▶ [PROBLEM DESCRIPTION]:
Set the listing down again in full, word for word, with the pictures left out.
━━ RAW DATA
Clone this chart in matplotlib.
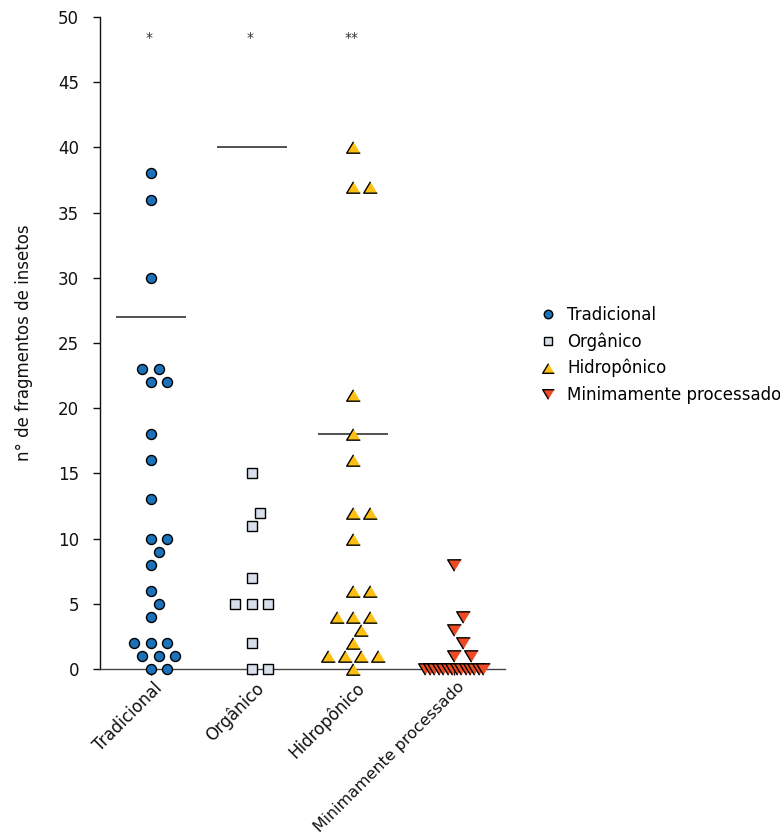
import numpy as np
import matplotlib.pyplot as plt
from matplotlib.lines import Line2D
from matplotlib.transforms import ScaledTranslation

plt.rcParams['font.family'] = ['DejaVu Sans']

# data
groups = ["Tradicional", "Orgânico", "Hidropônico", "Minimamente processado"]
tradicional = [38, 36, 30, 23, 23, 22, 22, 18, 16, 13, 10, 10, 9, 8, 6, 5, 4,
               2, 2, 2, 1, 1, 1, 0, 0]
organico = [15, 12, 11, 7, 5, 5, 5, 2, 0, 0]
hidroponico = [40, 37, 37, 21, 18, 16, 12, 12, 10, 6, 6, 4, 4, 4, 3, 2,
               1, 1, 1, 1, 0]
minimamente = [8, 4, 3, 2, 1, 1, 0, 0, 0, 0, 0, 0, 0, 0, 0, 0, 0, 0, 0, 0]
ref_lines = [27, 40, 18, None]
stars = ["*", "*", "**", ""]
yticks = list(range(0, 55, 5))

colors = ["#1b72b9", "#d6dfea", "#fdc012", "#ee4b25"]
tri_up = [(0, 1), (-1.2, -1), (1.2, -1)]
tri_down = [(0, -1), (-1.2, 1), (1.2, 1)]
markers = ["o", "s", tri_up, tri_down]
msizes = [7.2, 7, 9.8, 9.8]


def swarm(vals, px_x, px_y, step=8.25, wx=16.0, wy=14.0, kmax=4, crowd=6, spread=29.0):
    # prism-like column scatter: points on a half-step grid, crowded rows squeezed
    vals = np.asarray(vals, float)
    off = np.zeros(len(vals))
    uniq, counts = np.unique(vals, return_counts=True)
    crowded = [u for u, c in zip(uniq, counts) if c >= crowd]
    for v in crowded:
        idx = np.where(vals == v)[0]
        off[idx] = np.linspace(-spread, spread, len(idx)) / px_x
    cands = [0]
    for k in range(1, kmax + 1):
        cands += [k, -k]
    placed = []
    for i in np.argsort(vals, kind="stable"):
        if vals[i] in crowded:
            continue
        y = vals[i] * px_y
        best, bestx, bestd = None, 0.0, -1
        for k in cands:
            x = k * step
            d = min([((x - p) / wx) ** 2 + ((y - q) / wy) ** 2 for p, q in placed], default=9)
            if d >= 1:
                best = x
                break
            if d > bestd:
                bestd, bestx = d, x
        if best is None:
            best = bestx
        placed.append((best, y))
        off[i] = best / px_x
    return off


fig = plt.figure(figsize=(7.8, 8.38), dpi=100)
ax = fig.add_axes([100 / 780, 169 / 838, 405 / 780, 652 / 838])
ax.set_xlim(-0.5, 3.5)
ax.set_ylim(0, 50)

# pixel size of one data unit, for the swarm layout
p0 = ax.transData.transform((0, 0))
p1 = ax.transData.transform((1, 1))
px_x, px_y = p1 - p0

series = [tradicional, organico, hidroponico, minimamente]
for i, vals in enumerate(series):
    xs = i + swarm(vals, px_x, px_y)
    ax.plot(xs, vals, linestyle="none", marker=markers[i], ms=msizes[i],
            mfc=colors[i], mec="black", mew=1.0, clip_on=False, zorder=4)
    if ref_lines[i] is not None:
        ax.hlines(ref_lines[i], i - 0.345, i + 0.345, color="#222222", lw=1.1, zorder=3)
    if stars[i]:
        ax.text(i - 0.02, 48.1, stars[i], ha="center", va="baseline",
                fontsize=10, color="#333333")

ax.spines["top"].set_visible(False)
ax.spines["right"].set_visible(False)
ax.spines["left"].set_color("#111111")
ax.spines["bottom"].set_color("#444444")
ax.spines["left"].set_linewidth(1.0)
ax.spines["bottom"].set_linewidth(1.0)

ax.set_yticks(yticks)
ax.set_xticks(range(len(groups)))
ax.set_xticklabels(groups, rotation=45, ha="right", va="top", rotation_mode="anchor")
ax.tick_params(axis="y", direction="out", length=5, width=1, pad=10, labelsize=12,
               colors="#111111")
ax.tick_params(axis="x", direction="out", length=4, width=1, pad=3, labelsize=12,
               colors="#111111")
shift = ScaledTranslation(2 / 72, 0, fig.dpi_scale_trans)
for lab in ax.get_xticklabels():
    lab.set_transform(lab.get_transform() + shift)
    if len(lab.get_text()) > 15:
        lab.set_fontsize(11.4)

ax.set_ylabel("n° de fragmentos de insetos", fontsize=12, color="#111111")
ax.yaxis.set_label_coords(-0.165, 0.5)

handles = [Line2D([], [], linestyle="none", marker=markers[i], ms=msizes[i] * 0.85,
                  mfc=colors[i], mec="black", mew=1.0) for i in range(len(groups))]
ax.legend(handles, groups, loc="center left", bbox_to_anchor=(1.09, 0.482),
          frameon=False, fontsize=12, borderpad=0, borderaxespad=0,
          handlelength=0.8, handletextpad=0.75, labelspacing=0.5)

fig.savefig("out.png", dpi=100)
━━━━
▶ [PROBLEM SOLUTION]:
Clone this chart in matplotlib.
import numpy as np
import matplotlib.pyplot as plt
from matplotlib.lines import Line2D
from matplotlib.transforms import ScaledTranslation

plt.rcParams['font.family'] = ['DejaVu Sans']

# data
groups = ["Tradicional", "Orgânico", "Hidropônico", "Minimamente processado"]
tradicional = [38, 36, 30, 23, 23, 22, 22, 18, 16, 13, 10, 10, 9, 8, 6, 5, 4,
               2, 2, 2, 1, 1, 1, 0, 0]
organico = [15, 12, 11, 7, 5, 5, 5, 2, 0, 0]
hidroponico = [40, 37, 37, 21, 18, 16, 12, 12, 10, 6, 6, 4, 4, 4, 3, 2,
               1, 1, 1, 1, 0]
minimamente = [8, 4, 3, 2, 1, 1, 0, 0, 0, 0, 0, 0, 0, 0, 0, 0, 0, 0, 0, 0]
ref_lines = [27, 40, 18, None]
stars = ["*", "*", "**", ""]
yticks = list(range(0, 55, 5))

colors = ["#1b72b9", "#d6dfea", "#fdc012", "#ee4b25"]
tri_up = [(0, 1), (-1.2, -1), (1.2, -1)]
tri_down = [(0, -1), (-1.2, 1), (1.2, 1)]
markers = ["o", "s", tri_up, tri_down]
msizes = [7.2, 7, 9.8, 9.8]


def swarm(vals, px_x, px_y, step=8.25, wx=16.0, wy=14.0, kmax=4, crowd=6, spread=29.0):
    # prism-like column scatter: points on a half-step grid, crowded rows squeezed
    vals = np.asarray(vals, float)
    off = np.zeros(len(vals))
    uniq, counts = np.unique(vals, return_counts=True)
    crowded = [u for u, c in zip(uniq, counts) if c >= crowd]
    for v in crowded:
        idx = np.where(vals == v)[0]
        off[idx] = np.linspace(-spread, spread, len(idx)) / px_x
    cands = [0]
    for k in range(1, kmax + 1):
        cands += [k, -k]
    placed = []
    for i in np.argsort(vals, kind="stable"):
        if vals[i] in crowded:
            continue
        y = vals[i] * px_y
        best, bestx, bestd = None, 0.0, -1
        for k in cands:
            x = k * step
            d = min([((x - p) / wx) ** 2 + ((y - q) / wy) ** 2 for p, q in placed], default=9)
            if d >= 1:
                best = x
                break
            if d > bestd:
                bestd, bestx = d, x
        if best is None:
            best = bestx
        placed.append((best, y))
        off[i] = best / px_x
    return off


fig = plt.figure(figsize=(7.8, 8.38), dpi=100)
ax = fig.add_axes([100 / 780, 169 / 838, 405 / 780, 652 / 838])
ax.set_xlim(-0.5, 3.5)
ax.set_ylim(0, 50)

# pixel size of one data unit, for the swarm layout
p0 = ax.transData.transform((0, 0))
p1 = ax.transData.transform((1, 1))
px_x, px_y = p1 - p0

series = [tradicional, organico, hidroponico, minimamente]
for i, vals in enumerate(series):
    xs = i + swarm(vals, px_x, px_y)
    ax.plot(xs, vals, linestyle="none", marker=markers[i], ms=msizes[i],
            mfc=colors[i], mec="black", mew=1.0, clip_on=False, zorder=4)
    if ref_lines[i] is not None:
        ax.hlines(ref_lines[i], i - 0.345, i + 0.345, color="#222222", lw=1.1, zorder=3)
    if stars[i]:
        ax.text(i - 0.02, 48.1, stars[i], ha="center", va="baseline",
                fontsize=10, color="#333333")

ax.spines["top"].set_visible(False)
ax.spines["right"].set_visible(False)
ax.spines["left"].set_color("#111111")
ax.spines["bottom"].set_color("#444444")
ax.spines["left"].set_linewidth(1.0)
ax.spines["bottom"].set_linewidth(1.0)

ax.set_yticks(yticks)
ax.set_xticks(range(len(groups)))
ax.set_xticklabels(groups, rotation=45, ha="right", va="top", rotation_mode="anchor")
ax.tick_params(axis="y", direction="out", length=5, width=1, pad=10, labelsize=12,
               colors="#111111")
ax.tick_params(axis="x", direction="out", length=4, width=1, pad=3, labelsize=12,
               colors="#111111")
shift = ScaledTranslation(2 / 72, 0, fig.dpi_scale_trans)
for lab in ax.get_xticklabels():
    lab.set_transform(lab.get_transform() + shift)
    if len(lab.get_text()) > 15:
        lab.set_fontsize(11.4)

ax.set_ylabel("n° de fragmentos de insetos", fontsize=12, color="#111111")
ax.yaxis.set_label_coords(-0.165, 0.5)

handles = [Line2D([], [], linestyle="none", marker=markers[i], ms=msizes[i] * 0.85,
                  mfc=colors[i], mec="black", mew=1.0) for i in range(len(groups))]
ax.legend(handles, groups, loc="center left", bbox_to_anchor=(1.09, 0.482),
          frameon=False, fontsize=12, borderpad=0, borderaxespad=0,
          handlelength=0.8, handletextpad=0.75, labelspacing=0.5)

fig.savefig("out.png", dpi=100)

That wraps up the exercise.